_THE TASK_. Leaving out all pictures, please print only the lines from the one containing "Recreate this image" through the one containing "let chart = echarts.init(document.getElementById('chart'));".

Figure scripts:
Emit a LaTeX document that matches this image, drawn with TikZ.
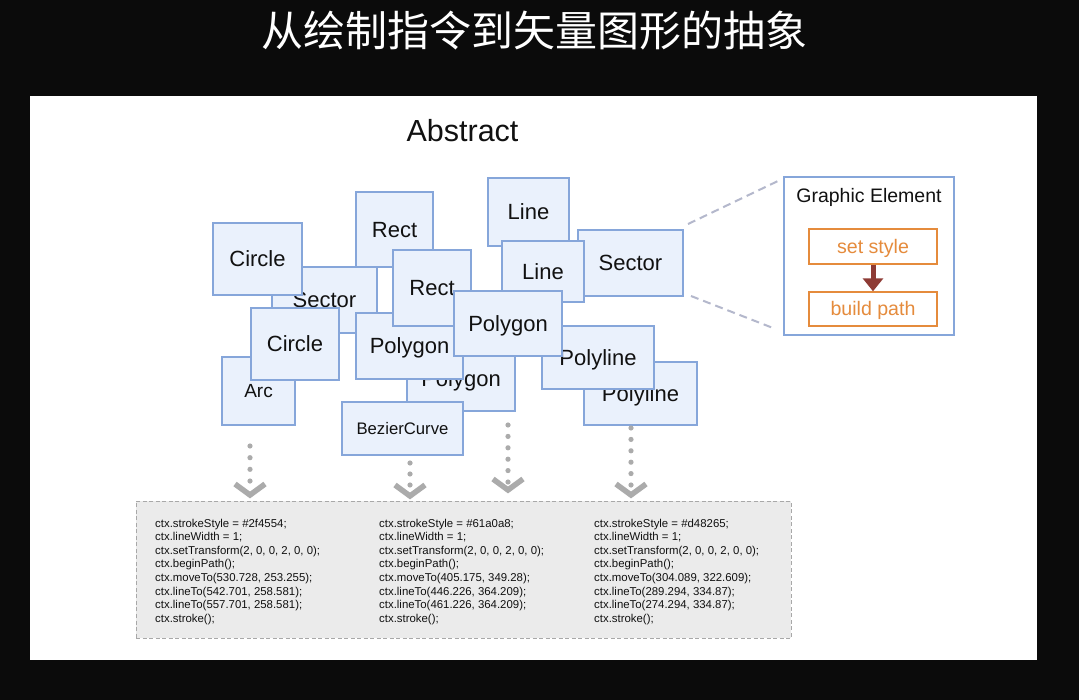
\documentclass[tikz,border=0pt]{standalone}
\usepackage{fontspec}
\setmainfont{Liberation Sans}
\newfontfamily\cjk{Noto Sans CJK SC}
\usetikzlibrary{arrows.meta}
\definecolor{bgc}{HTML}{0B0B0B}
\definecolor{boxf}{HTML}{EAF1FC}
\definecolor{boxb}{HTML}{86A6DA}
\definecolor{txt}{HTML}{111111}
\definecolor{org}{HTML}{E58B3C}
\definecolor{darkred}{HTML}{8E3B35}
\definecolor{codef}{HTML}{EBEBEB}
\definecolor{codeb}{HTML}{A8A8A8}
\definecolor{dotc}{HTML}{ABABAB}
\definecolor{gdashc}{HTML}{B4B8CC}
\tikzset{
  shp/.style={draw=boxb, fill=boxf, line width=1.1pt, inner sep=0pt, text=txt,
    font=\fontsize{22}{26}\selectfont, text height=15.8pt, text depth=0pt},
  shpsmall/.style={font=\fontsize{19}{22}\selectfont, text height=13.6pt},
  shptiny/.style={font=\fontsize{16.7}{20}\selectfont, text height=12pt},
  obox/.style={draw=org, fill=white, line width=1.4pt, inner sep=0pt, text=org,
    minimum width=128pt, font=\fontsize{19.6}{23}\selectfont, text height=14pt, text depth=0pt},
  code/.style={anchor=base west, inner sep=0pt, text=txt, font=\fontsize{11.4}{13.6}\selectfont},
  chev/.style={draw=dotc, line width=5.5pt, line join=miter},
  gdash/.style={draw=gdashc, line width=2pt, dash pattern=on 8pt off 5pt}
}
\begin{document}
\begin{tikzpicture}[x=1pt,y=-1pt]
\useasboundingbox (0,0) rectangle (1079,700);
\fill[bgc] (0,0) rectangle (1079,700);
\node[anchor=base, text=white, inner sep=0pt, font=\cjk\fontsize{42}{46}\selectfont] (title) at (534,47) {从绘制指令到矢量图形的抽象};
\fill[white] (30,96) rectangle (1037,660);
\node[anchor=base, text=txt, inner sep=0pt, font=\fontsize{30.5}{34}\selectfont] (abs) at (462.5,142) {Abstract};

% shapes, back to front
\node[shp, shpsmall, minimum width=73pt, minimum height=68pt] (arc) at (258.5,391) {Arc};
\node[shp, minimum width=105pt, minimum height=66pt] (sec1) at (324.5,300) {Sector};
\node[shp, minimum width=89pt, minimum height=72pt] (cir1) at (257.5,259) {Circle};
\node[shp, minimum width=88pt, minimum height=72pt] (cir2) at (295,344) {Circle};
\node[shp, minimum width=77pt, minimum height=75pt] (rect1) at (394.5,229.5) {Rect};
\node[shp, minimum width=108pt, minimum height=64pt] (pgn2) at (461,379) {Polygon};
\node[shp, shptiny, minimum width=121pt, minimum height=53pt] (bez) at (402.5,428.5) {BezierCurve};
\node[shp, minimum width=107pt, minimum height=66pt] (pgn1) at (409.5,346) {Polygon};
\node[shp, minimum width=78pt, minimum height=76pt] (rect2) at (432,288) {Rect};
\node[shp, minimum width=105pt, minimum height=66pt] (sec2) at (630.5,263) {Sector};
\node[shp, minimum width=81pt, minimum height=68pt] (line1) at (528.5,212) {Line};
\node[shp, minimum width=82pt, minimum height=61pt] (line2) at (543,271.5) {Line};
\node[shp, minimum width=113pt, minimum height=63pt] (pl2) at (640.5,393.5) {Polyline};
\node[shp, minimum width=112pt, minimum height=63pt] (pl1) at (598,357.5) {Polyline};
\node[shp, minimum width=108pt, minimum height=65pt] (pgn3) at (508,323.5) {Polygon};

% graphic element panel
\node[draw=boxb, fill=white, line width=1.5pt, minimum width=170pt, minimum height=158pt, inner sep=0pt] (ge) at (869,256) {};
\node[inner sep=0pt, text=txt, font=\fontsize{19.5}{23}\selectfont, text height=14pt, text depth=0pt] (getitle) at (869,196) {Graphic Element};
\node[obox, minimum height=35pt] (ss) at (873,246.5) {set style};
\node[obox, minimum height=34pt] (bp) at (873,309) {build path};
\draw[darkred, line width=5pt, -{Triangle[width=20pt,length=13pt]}] (ss.south) -- (bp.north);

\coordinate (u1) at (688,224); \coordinate (u2) at (778,181);
\coordinate (l1) at (691,296); \coordinate (l2) at (773,328);
\draw[gdash] (u1) -- (u2);
\draw[gdash] (l1) -- (l2);

% code box
\node[draw=codeb, fill=codef, line width=1pt, dash pattern=on 4pt off 2.5pt, minimum width=655pt, minimum height=137pt, inner sep=0pt] (cb) at (463.5,569.5) {};
\foreach \t [count=\i] in {{ctx.strokeStyle = \#2f4554;},{ctx.lineWidth = 1;},{ctx.setTransform(2, 0, 0, 2, 0, 0);},{ctx.beginPath();},{ctx.moveTo(530.728, 253.255);},{ctx.lineTo(542.701, 258.581);},{ctx.lineTo(557.701, 258.581);},{ctx.stroke();}}
  \node[code] (ca\i) at (155,{527+13.6*(\i-1)}) {\t};
\foreach \t [count=\i] in {{ctx.strokeStyle = \#61a0a8;},{ctx.lineWidth = 1;},{ctx.setTransform(2, 0, 0, 2, 0, 0);},{ctx.beginPath();},{ctx.moveTo(405.175, 349.28);},{ctx.lineTo(446.226, 364.209);},{ctx.lineTo(461.226, 364.209);},{ctx.stroke();}}
  \node[code] (cbb\i) at (379,{527+13.6*(\i-1)}) {\t};
\foreach \t [count=\i] in {{ctx.strokeStyle = \#d48265;},{ctx.lineWidth = 1;},{ctx.setTransform(2, 0, 0, 2, 0, 0);},{ctx.beginPath();},{ctx.moveTo(304.089, 322.609);},{ctx.lineTo(289.294, 334.87);},{ctx.lineTo(274.294, 334.87);},{ctx.stroke();}}
  \node[code] (cc\i) at (594,{527+13.6*(\i-1)}) {\t};

% dotted arrows
\foreach \k in {0,...,3} \fill[dotc] (250,{446+11.67*\k}) circle[radius=2.6pt];
\coordinate (v1) at (250,495);
\draw[chev] ([shift={(-15,-11)}]v1) -- (v1) -- ([shift={(15,-11)}]v1);
\foreach \k in {0,...,2} \fill[dotc] (410,{463+11*\k}) circle[radius=2.6pt];
\coordinate (v2) at (410,496);
\draw[chev] ([shift={(-15,-11)}]v2) -- (v2) -- ([shift={(15,-11)}]v2);
\foreach \k in {0,...,5} \fill[dotc] (508,{425+11.4*\k}) circle[radius=2.6pt];
\coordinate (v3) at (508,490);
\draw[chev] ([shift={(-15,-11)}]v3) -- (v3) -- ([shift={(15,-11)}]v3);
\foreach \k in {0,...,5} \fill[dotc] (631,{428+11.4*\k}) circle[radius=2.6pt];
\coordinate (v4) at (631,495);
\draw[chev] ([shift={(-15,-11)}]v4) -- (v4) -- ([shift={(15,-11)}]v4);
\end{tikzpicture}
\end{document}
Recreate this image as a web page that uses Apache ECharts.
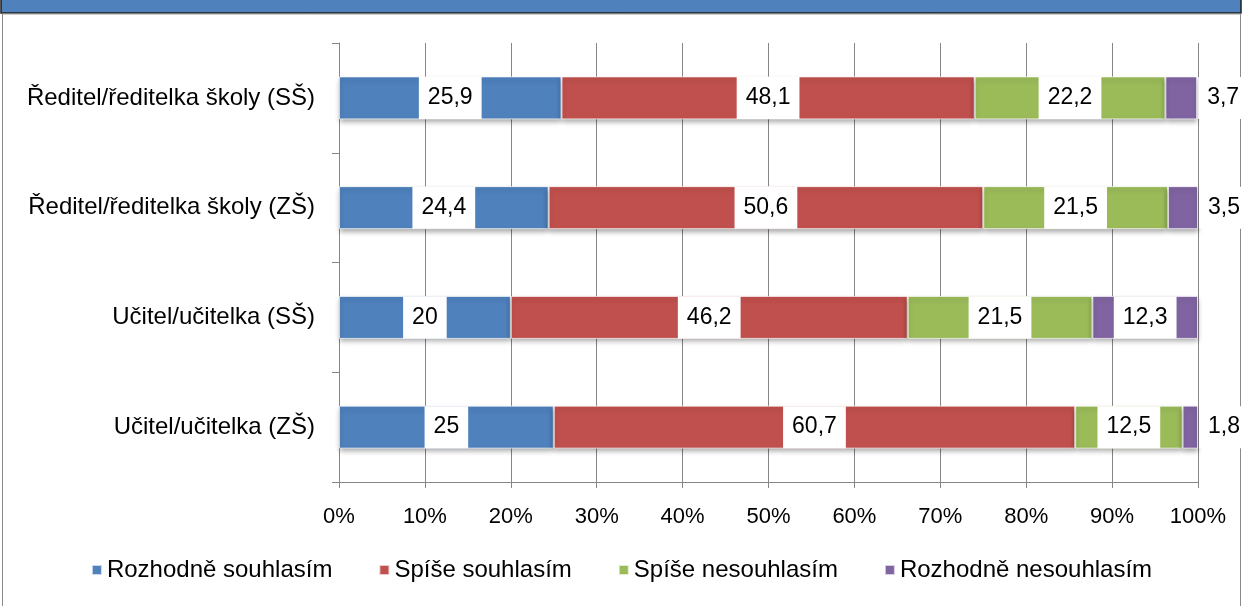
<!DOCTYPE html>
<html>
<head>
<meta charset="utf-8">
<script src="https://cdn.jsdelivr.net/npm/echarts@6/dist/echarts.min.js"></script>
<style>
  html, body { margin: 0; padding: 0; background: #fff; }
  #chart { width: 1243px; height: 606px; }
</style>
</head>
<body>
<div id="chart"></div>
<script>
// categories from bottom to top
let categories = ['Učitel/učitelka (ZŠ)', 'Učitel/učitelka (SŠ)', 'Ředitel/ředitelka školy (ZŠ)', 'Ředitel/ředitelka školy (SŠ)'];
let seriesNames = ['Rozhodně souhlasím', 'Spíše souhlasím', 'Spíše nesouhlasím', 'Rozhodně nesouhlasím'];
let rozhodneSouhlasim = [25, 20, 24.4, 25.9];
let spiseSouhlasim = [60.7, 46.2, 50.6, 48.1];
let spiseNesouhlasim = [12.5, 21.5, 21.5, 22.2];
let rozhodneNesouhlasim = [1.8, 12.3, 3.5, 3.7];
let xTicks = ['0%', '10%', '20%', '30%', '40%', '50%', '60%', '70%', '80%', '90%', '100%'];

let colors = ['#4F81BD', '#C0504D', '#9BBB59', '#8064A2'];
let font = '"Liberation Sans", sans-serif';

window.addEventListener('load', function () {
    let chart = echarts.init(document.getElementById('chart'));

    let label = {
        show: true,
        position: 'inside',
        color: '#000',
        fontSize: 23,
        fontFamily: font,
        backgroundColor: '#fff',
        padding: [10, 9, 9, 9],
        formatter: function (p) { return String(p.value).replace('.', ','); }
    };

    function makeSeries(idx, values) {
        return {
            name: seriesNames[idx],
            type: 'bar',
            stack: 'total',
            barWidth: 43,
            itemStyle: {
                color: colors[idx],
                borderColor: 'rgba(255,255,255,0.7)',
                borderWidth: 1,
                shadowColor: 'rgba(0,0,0,0.35)',
                shadowBlur: 5,
                shadowOffsetY: 3
            },
            label: label,
            data: values.map(function (v) {
                // small segments get their label outside to the right
                if (v < 5) {
                    return { value: v, label: { position: 'right', distance: 1 } };
                }
                return v;
            })
        };
    }

    let option = {
        animation: false,
        color: colors,
        grid: { left: 339, right: 45, top: 43, bottom: 124 },
        legend: {
            bottom: 19,
            left: 'center',
            itemWidth: 10,
            itemHeight: 10,
            itemGap: 46,
            icon: 'rect',
            textStyle: { fontSize: 24, fontFamily: font, color: '#000' },
            data: seriesNames
        },
        graphic: [
            { type: 'rect', shape: { x: 1, y: -2, width: 1240, height: 15 },
              style: { fill: '#4F81BD', stroke: '#1f1f1f', lineWidth: 1.5 } },
            { type: 'line', shape: { x1: 2, y1: 14, x2: 1241, y2: 14 },
              style: { stroke: '#a0a0a0', lineWidth: 1 } },
            { type: 'line', shape: { x1: 2.5, y1: 14, x2: 2.5, y2: 606 },
              style: { stroke: '#8a8a8a', lineWidth: 1 } },
            { type: 'line', shape: { x1: 1240.5, y1: 14, x2: 1240.5, y2: 606 },
              style: { stroke: '#8a8a8a', lineWidth: 1 } }
        ],
        xAxis: {
            type: 'value',
            min: 0,
            max: 100,
            interval: 10,
            axisLine: { show: true, lineStyle: { color: '#868686' } },
            axisTick: { show: true, length: 6, lineStyle: { color: '#868686' } },
            splitLine: { show: true, lineStyle: { color: '#868686' } },
            axisLabel: {
                fontSize: 22, fontFamily: font, color: '#000', margin: 24,
                formatter: function (v) { return xTicks[Math.round(v / 10)]; }
            }
        },
        yAxis: {
            type: 'category',
            data: categories,
            axisLine: { show: true, lineStyle: { color: '#868686' } },
            axisTick: { show: true, length: 7, lineStyle: { color: '#868686' } },
            axisLabel: { fontSize: 24, fontFamily: font, color: '#000', margin: 24 }
        },
        series: [
            makeSeries(0, rozhodneSouhlasim),
            makeSeries(1, spiseSouhlasim),
            makeSeries(2, spiseNesouhlasim),
            makeSeries(3, rozhodneNesouhlasim)
        ]
    };
    chart.setOption(option);
}, false);
</script>
</body>
</html>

_RIGHT ANSWER_.
Recreate this image as a web page that uses Apache ECharts.
<!DOCTYPE html>
<html>
<head>
<meta charset="utf-8">
<script src="https://cdn.jsdelivr.net/npm/echarts@6/dist/echarts.min.js"></script>
<style>
  html, body { margin: 0; padding: 0; background: #fff; }
  #chart { width: 1243px; height: 606px; }
</style>
</head>
<body>
<div id="chart"></div>
<script>
// categories from bottom to top
let categories = ['Učitel/učitelka (ZŠ)', 'Učitel/učitelka (SŠ)', 'Ředitel/ředitelka školy (ZŠ)', 'Ředitel/ředitelka školy (SŠ)'];
let seriesNames = ['Rozhodně souhlasím', 'Spíše souhlasím', 'Spíše nesouhlasím', 'Rozhodně nesouhlasím'];
let rozhodneSouhlasim = [25, 20, 24.4, 25.9];
let spiseSouhlasim = [60.7, 46.2, 50.6, 48.1];
let spiseNesouhlasim = [12.5, 21.5, 21.5, 22.2];
let rozhodneNesouhlasim = [1.8, 12.3, 3.5, 3.7];
let xTicks = ['0%', '10%', '20%', '30%', '40%', '50%', '60%', '70%', '80%', '90%', '100%'];

let colors = ['#4F81BD', '#C0504D', '#9BBB59', '#8064A2'];
let font = '"Liberation Sans", sans-serif';

window.addEventListener('load', function () {
    let chart = echarts.init(document.getElementById('chart'));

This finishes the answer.